The Endless
by Justin Benson, Aaron Moorhead
When I first began watching The Endless, I have to say I didn’t know much about it. I knew it was a film with some supernatural elements and there was going to be a cult involved, so it definitely caught my interest off the bat. A part of me is glad I didn’t know much more, but then the other, bigger part of me wishes I had looked some stuff up about it before watching. Perhaps I would have enjoyed it that much more if I had known certain things, specifically that this film was a follow up to 2012’s Resolution.
The Endless focuses on two brothers, Justin and Aaron, played by the directors themselves, Justin Benson and Aaron Moorhead. Justin and Aaron escaped a cult years before and are having more than a few issues reintegrating into society and building healthy relationships with others. When an old videotape surfaces and a message from one of their old “friends” in the doomsday cult reaches them, the brothers decide to go back to where it all began and see what’s going on.
Let me start by saying that I understand if the brothers had just decided to ignore the tape and not go back to the cult they desperately escaped years earlier that the movie would have ended like twenty minutes in.
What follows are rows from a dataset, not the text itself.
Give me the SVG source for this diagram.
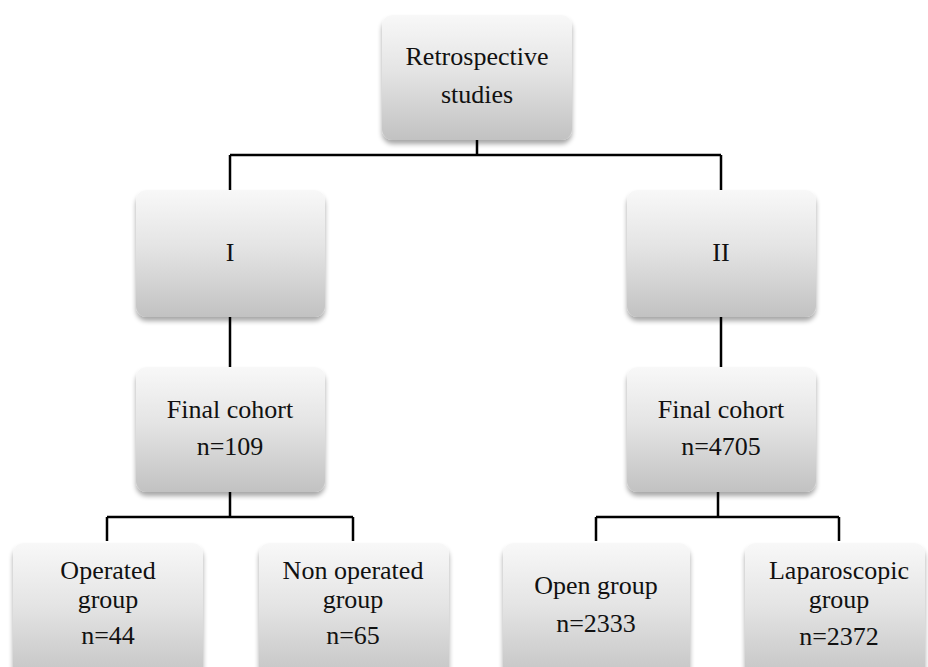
<svg xmlns="http://www.w3.org/2000/svg" width="928" height="667" viewBox="0 0 928 667">
<defs>
<linearGradient id="g" x1="0" y1="0" x2="0" y2="1">
<stop offset="0" stop-color="#f8f8f8"/>
<stop offset="0.45" stop-color="#e4e4e4"/>
<stop offset="1" stop-color="#c2c2c2"/>
</linearGradient>
<filter id="sh" x="-10%" y="-10%" width="120%" height="130%">
<feGaussianBlur in="SourceAlpha" stdDeviation="2.5"/>
<feOffset dx="0" dy="4" result="b"/>
<feComponentTransfer><feFuncA type="linear" slope="0.35"/></feComponentTransfer>
<feMerge><feMergeNode/><feMergeNode in="SourceGraphic"/></feMerge>
</filter>
<style>
.box{fill:url(#g);filter:url(#sh);}
.t{font-size:26px;fill:#111;text-anchor:middle;}
.c{stroke:#000;stroke-width:2.5;fill:none;}
</style>
</defs>
<rect width="928" height="667" fill="#fff"/>
<g id="connectors">
<path class="c" d="M477 140V155M230 155H721M230 155V190M721 155V190"/>
<path class="c" d="M230 317V367M721 317V367"/>
<path class="c" d="M230 492V517M107 517H353M107 517V541M353 517V541"/>
<path class="c" d="M718 492V517M596 517H839M596 517V541M839 517V541"/>
</g>
<g font-family="'Liberation Serif', 'DejaVu Serif', serif">
<g id="n-retro"><rect class="box" x="382" y="15" width="190" height="125" rx="11"/>
<text class="t" x="477" y="65">Retrospective</text><text class="t" x="477" y="103">studies</text></g>
<g id="n-I"><rect class="box" x="136" y="190" width="189" height="127" rx="11"/>
<text class="t" x="230" y="261">I</text></g>
<g id="n-II"><rect class="box" x="627" y="190" width="189" height="127" rx="11"/>
<text class="t" x="721" y="261">II</text></g>
<g id="n-fc1"><rect class="box" x="136" y="367" width="189" height="125" rx="11"/>
<text class="t" x="230" y="418">Final cohort</text><text class="t" x="230" y="455">n=109</text></g>
<g id="n-fc2"><rect class="box" x="627" y="367" width="189" height="125" rx="11"/>
<text class="t" x="721" y="418">Final cohort</text><text class="t" x="721" y="455">n=4705</text></g>
<g id="n-op"><rect class="box" x="13" y="543" width="190" height="140" rx="11"/>
<text class="t" x="108" y="579">Operated</text><text class="t" x="108" y="608">group</text><text class="t" x="108" y="644">n=44</text></g>
<g id="n-nop"><rect class="box" x="259" y="543" width="190" height="140" rx="11"/>
<text class="t" x="353" y="579">Non operated</text><text class="t" x="353" y="608">group</text><text class="t" x="353" y="644">n=65</text></g>
<g id="n-open"><rect class="box" x="503" y="543" width="187" height="140" rx="11"/>
<text class="t" x="596" y="594">Open group</text><text class="t" x="596" y="632">n=2333</text></g>
<g id="n-lap"><rect class="box" x="745" y="543" width="180" height="140" rx="11"/>
<text class="t" x="839" y="579">Laparoscopic</text><text class="t" x="839" y="608">group</text><text class="t" x="839" y="645">n=2372</text></g>
</g>
</svg>
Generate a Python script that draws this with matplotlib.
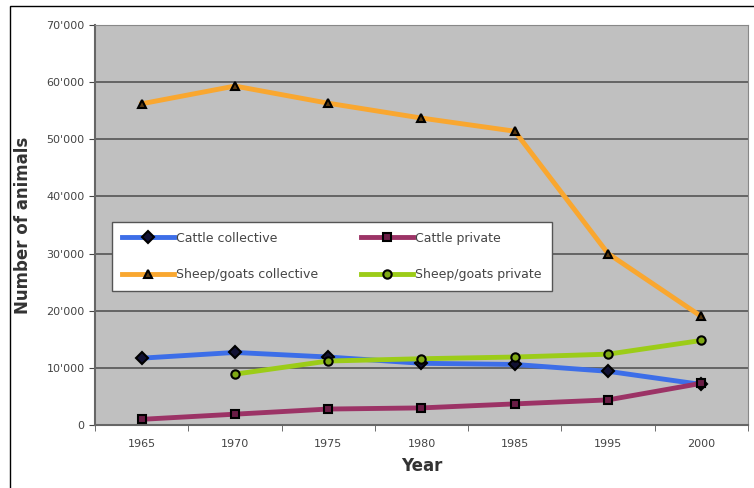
import matplotlib
matplotlib.use("Agg")
import matplotlib.pyplot as plt
import numpy as np
from matplotlib.patches import Rectangle
from matplotlib.ticker import FuncFormatter, MultipleLocator

# Livestock numbers by year
years = ["1965", "1970", "1975", "1980", "1985", "1995", "2000"]
cattle_collective = [11700, 12700, 11900, 10800, 10600, 9400, 7100]
cattle_private = [1000, 1900, 2800, 3000, 3700, 4400, 7300]
sheep_collective = [56200, 59300, 56300, 53700, 51400, 30000, 19000]
sheep_private = [np.nan, 8900, 11200, 11600, 11900, 12400, 14800]

series = [
    ("Cattle collective", cattle_collective, "#3d6ee8", "D", "#111133"),
    ("Cattle private", cattle_private, "#9c3366", "s", "#6a1d45"),
    ("Sheep/goats collective", sheep_collective, "#f9a730", "^", "#5a3a10"),
    ("Sheep/goats private", sheep_private, "#9ccc18", "o", "#7fa814"),
]


def thousands(v, pos):
    v = int(v)
    if v == 0:
        return "0"
    return "{}'{:03d}".format(v // 1000, v % 1000)


fig = plt.figure(figsize=(7.54, 4.88), dpi=100)
ax = fig.add_axes([0.126, 0.129, 0.866, 0.820])
ax.set_facecolor("#c0c0c0")

x = np.arange(len(years))
handles = []
for label, vals, color, marker, face in series:
    h, = ax.plot(x, vals, color=color, lw=3.5, marker=marker, ms=6,
                 markerfacecolor=face, markeredgecolor="black", markeredgewidth=1.5,
                 label=label, zorder=3)
    handles.append(h)

ax.set_xlim(-0.5, len(years) - 0.5)
ax.set_ylim(0, 70000)
ax.yaxis.set_major_locator(MultipleLocator(10000))
ax.yaxis.set_major_formatter(FuncFormatter(thousands))
ax.set_xticks(x)
ax.set_xticklabels(years)
ax.set_xticks(np.arange(-0.5, len(years), 1.0), minor=True)
ax.tick_params(axis="x", which="major", length=0, pad=10, labelsize=8, colors="#444444")
ax.tick_params(axis="x", which="minor", length=4, color="#555555")
ax.tick_params(axis="y", length=4, labelsize=8, colors="#444444")
ax.grid(axis="y", color="#555555", lw=1.2, zorder=1)
for side in ["left", "bottom"]:
    ax.spines[side].set_color("#666666")
    ax.spines[side].set_linewidth(1.5)
for side in ["top", "right"]:
    ax.spines[side].set_color("#888888")
    ax.spines[side].set_linewidth(0.8)

ax.set_xlabel("Year", fontsize=12, fontweight="bold", color="#333333", labelpad=6)
ax.set_ylabel("Number of animals", fontsize=12, fontweight="bold", color="#333333", labelpad=10)

# legend rows: collective/private side by side
order = [0, 2, 1, 3]
leg = ax.legend([handles[i] for i in order], [series[i][0] for i in order],
                loc="upper left", bbox_to_anchor=(0.026, 0.508), borderaxespad=0,
                ncol=2, fontsize=9, frameon=True, fancybox=False,
                framealpha=1, facecolor="white", edgecolor="#555555",
                handlelength=4.2, labelspacing=1.85, borderpad=0.8,
                handletextpad=0.15, columnspacing=3.4)
leg.get_frame().set_linewidth(1.0)
for t in leg.get_texts():
    t.set_color("#444444")

# thin outer frame
fig.add_artist(Rectangle((10 / 754, -0.05), 1.2, 1.05 - 6 / 488,
                         transform=fig.transFigure, fill=False,
                         edgecolor="black", lw=1.0))

fig.savefig("out.png", dpi=100)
I know this, but I still think the most absurd part of a film that contains supernatural and sci-fi/fantasy elements is the fact that two grown men who escaped a doomsday cult as children would even fathom returning!
I really can’t delve in to plot details because I would be giving key points away and might ruin the best part of the film which is the final act. The short and vague version I’ll touch on is that after returning to the cult, the brothers learn that no one there sent them any video tapes and mysteriously, no one there has aged a day since the brothers left. The mystery then takes its time unraveling and the audience, bit by bit, uncovers that the worst mistake the brothers could have ever made was returning to this place. By the end of the film, though, a wholesome point is made, and everything may — or may not be — resolved.
Some awesome cameos are made by cast members from Resolution that provide some much-needed excitement and comic relief. The Endless, as artistic and thought provoking as it was, is incredibly dull at parts with lackluster characters and seemingly endless dialogue. When it finally begins to approach the finale, however, things pick up and you find your eyes glued to the screen.
Did I enjoy this film? I think, all in all, that I did, but I did not enjoy it nearly as much as Resolution. In fact, I feel like this movie helped me to understand and enjoy its predecessor that much more. I haven’t given The Endless a second watch, but I believe it to be one of those films that a person enjoys more the second time around.